CBFalconer wrote:
Yes, it seems to happen only with strong fragmentation as in the following test program (without fragmentation it's quite linear).
#include <stdlib.h> #include <stdio.h> #include <sys/time.h>
void *p [200000];
int main () { int i, j; clock_t c = clock (), c2; for (i = 1; i <= 20; i++) { for (j = 0; j < 10000 * i; j++) p[j] = malloc (42); for (j = 0; j < 10000 * i; j += 2) free (p[j]); for (j = 1; j < 10000 * i; j += 2) free (p[j]); c2 = clock (); printf ("%i ", (int) (c2 - c)); fflush (stdout); c = c2; } return 0; }
Probably. OTOH, I've just fixed some other O(n^2) problems (in the code that deals with unit/module) interfaces. The Chief had reported (long time ago) that the compilation of Windows API interfaces was very slow, and that might have been due to these problems (as soon as the next RC is release, he'll certainly test it, I guess). I don't know how many items there actually are, but I wouldn't be surprised if it actually reaches this order of magnitude (taking into account that e.g., each function parameter, its type and its name, use distinct nodes internally).
... which I'm doing now.
Since I'm quite busy I haven't had the time yet to look at it thoroughly.
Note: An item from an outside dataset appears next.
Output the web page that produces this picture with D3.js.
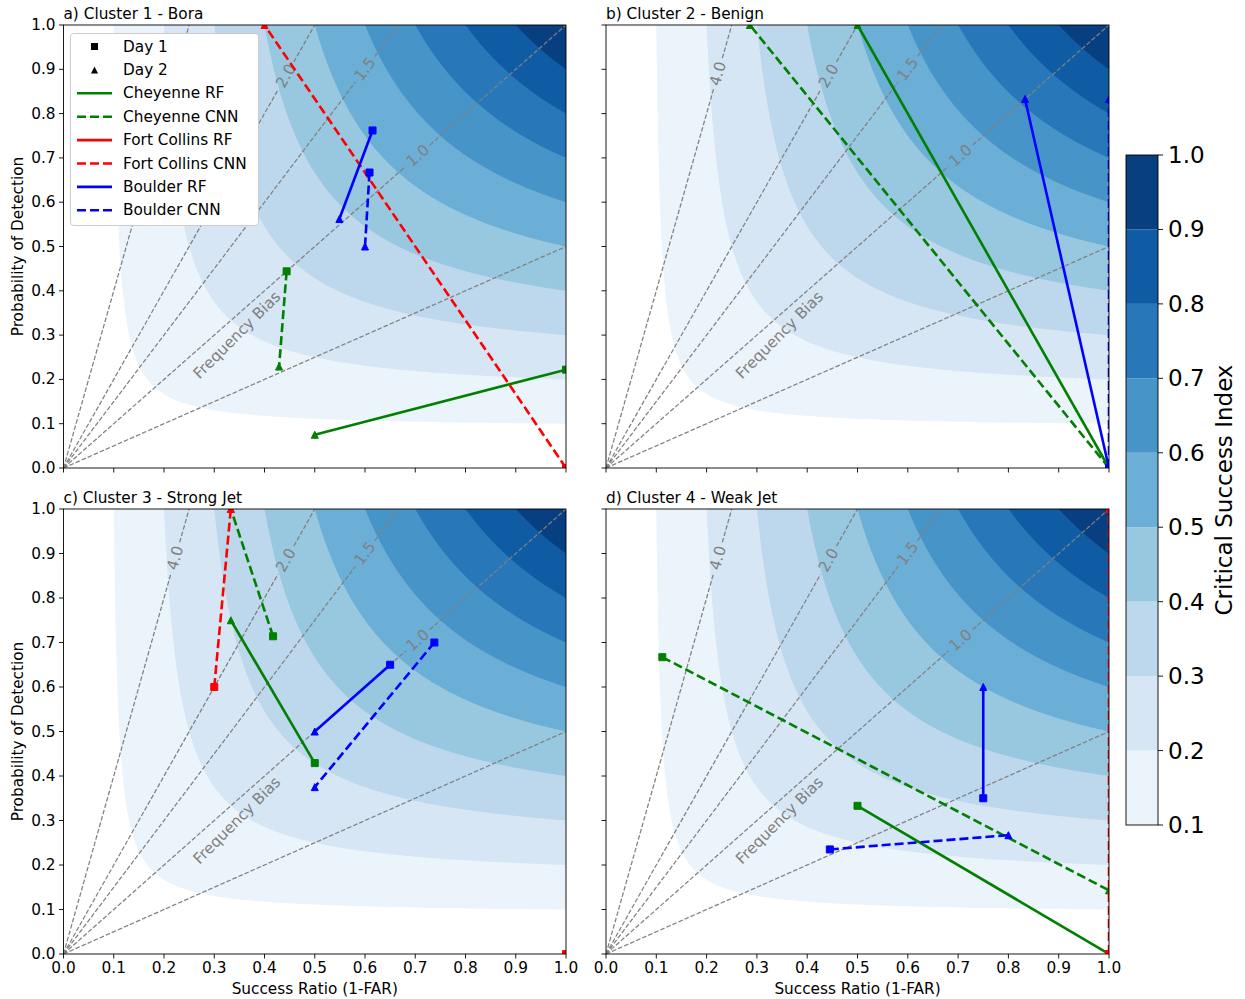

But at first sight, if I understand it correctly, one would start a new "block" for each Pascal routine (roughly), do all local allocations within it, and release it as a whole in the end. (Perhaps this understanding is completely wrong, then ignore the rest. ;-)
Well, this is almost exactly the obstack idea. (Except that they kind of "buffer" the allocation and allocate and free larger blocks from the system MM, so the slowness of free() on DJGPP probably doesn't matter so much.)
But problems occur when the usage pattern of the tree nodes is not strictly "scoped". This starts with parameters (which are declared within a function, but needed when calling it -- though perhaps you can just put them in the outer scope), goes on with inline routines (whose code is kept in an intermediary form ("RTX") while most of the tree nodes can be freed, but not all, since, e.g. some type information is still needed), and the most difficult (or ugly) problems are often seemingly little details. E.g., a node that represents a type contains a list of its "variants" (i.e., the same type but, e.g., a protected and/or restricted version). Perhaps that's only for efficiency (so that when `protected foo' appears in several places, only one node for the restricted type needs to be created). But for this to work, a new variant of a type is always placed on the same obstack (in this case), otherwise a pointer would dangle when another obstack is removed.
These were just some examples (and perhaps not well described). The main point is that the more optimization and special features come into play, the more often one gets in conflict with the strict scoping that the obstacks imply by default. I suppose that's the reason why they were finally thrown out in gcc-3.0.